TikTok star Nessa Barrett has come to the defence of ‘scar girl’ – a creator on the platform who is receiving criticism after the internet became convinced that her facial scar wasn’t real.
Annie Bonelli has nearly half a million followers on TikTok and has risen to fame over the past few weeks due to a unique scar she has on her left cheek.
Lately, Annie (now colloquially known as ‘scar girl’) is being accused by people on the app, saying that she is faking her scar in order to gain social media traction.
The accusation started when fans pointed out that older photos of the creator show her with a reddish, faded scar. Her scar now has become much darker in her more recent posts.
Questions about the positioning, angle, and width of the scar have also been questioned, highlighted in a comparison video by creator @livelaughwhor3.
On January 1st, Annie took to TikTok to explain the changes in her scar.
In the video, she said that the difference in size is because she actually has two scars. The first is from an original injury (that happened in March 2021). The second (and darker scar) occurred when she applied topical cream that ended up chemically burning her face, creating an even bigger scar.
Annie also said that her “body has always taken long to heal”, which is why the scar is still as visible as it is.
The video seemed to have no effect on the conspirators, with users commenting things under her video like “why are you gaslighting me?” and “me lying to myself in the mirror”.
In an attempt to silence critics, Annie then posted a video of herself attempting to wipe off her scar to no avail. In the caption of the video, she shared that she received the scar in March 2020 and was originally very “embarrassed” by the “permanent mark” on her face. She wrote that “[She] was made to show those out there, they’re more than their scars.” She added that she would “never stop using [her] platform for DV awareness and body positivity.”
Annie hoped this video “would help people move on”, but unfortunately it seems to have made things worse. TikTokers in her comment section are now accusing her of putting on “long-lasting makeup” to fake the scar or using a “dry makeup wipe”.
Although it is unlikely there is a lipstick out there that so long-lasting, this would not be the first time someone has allegedly lied to gain more followers. In 2021, there were a number of creators participating in a trend of faking their mental illnesses – including DID, ADHD, and Tourette’s – for social media ‘clout’.
In the case of ‘scar girl’, there is no way to know for sure if she is telling the truth. But if she isn’t, it might be more helpful to unpack this situation with loved ones or a therapist — not the haters in her comment section.
Musician Nessa Barrett agrees, urging her fans to leave Annie alone and stop the hate.
The singer took to Twitter to share her opinions on the controversy and said, “What’s wrong with social media is that we are harassing a girl because of a scar and not using all of that energy toward people that actually deserve to have their platform removed.”
Not everyone seemed to be in agreement with Nessa though. Angry and confused commenters took to Instagram tea page @TeaTokTalk to hit back at the singer for her thoughts on ‘scar girl,’ even saying that Nessa herself needs to be de-platformed after her viral incident dancing to audio of the Quran being read aloud in 2020.

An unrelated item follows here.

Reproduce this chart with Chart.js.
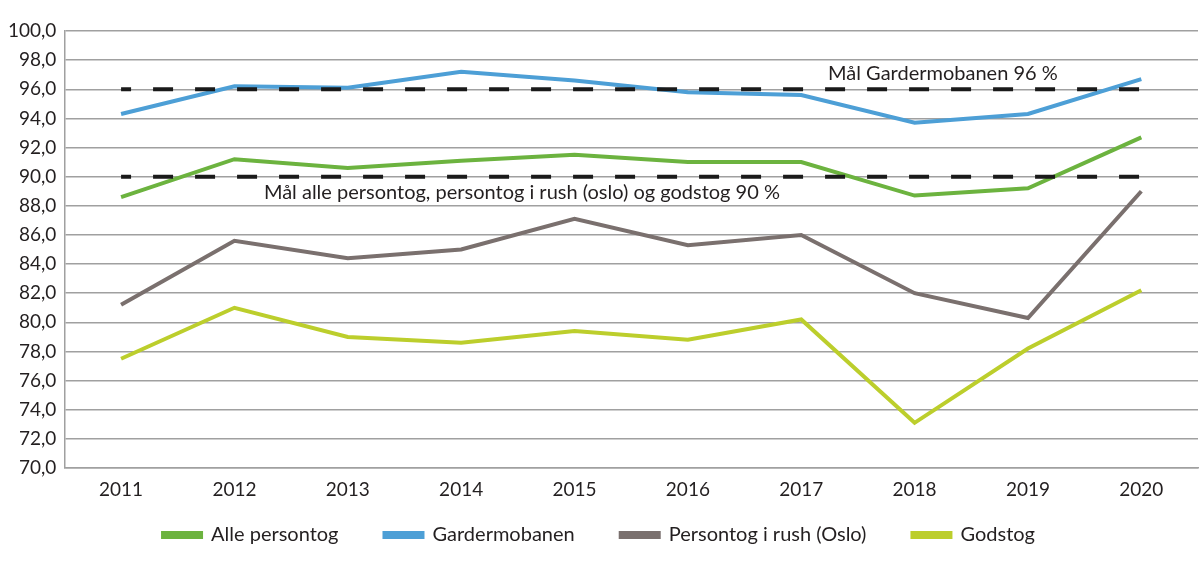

Nessa has since deleted her tweets on the subject and posted a lengthy reply to the criticism she received in an Instagram comment, where she reiterated her support for Bonelli and called out online negativity.
In the comment she shared that if her platform were to be removed it would actually “be valid” – owning up to the “many mistakes [she’s] made in the past.”
She went on to say that she “uses [her] platform and music to spread love and awareness of mental health,” and that she is forever sorry for the mistakes she has made and is learning from them. She clarified that she was never “malicious” in her actions.
Nessa was inspired to say something about ‘scar girl’ because “her entire feed was filled with videos [about] the situation,” and she felt “sympathy” towards her because Annie allegedly got her scar from a domestic violence situation.
Annie has continued to post on her TikTok account, despite the hate, focusing on highlighting domestic violence awareness and positivity.
Whether or not the scar is real or fake, we hope that Annie gets the support she needs.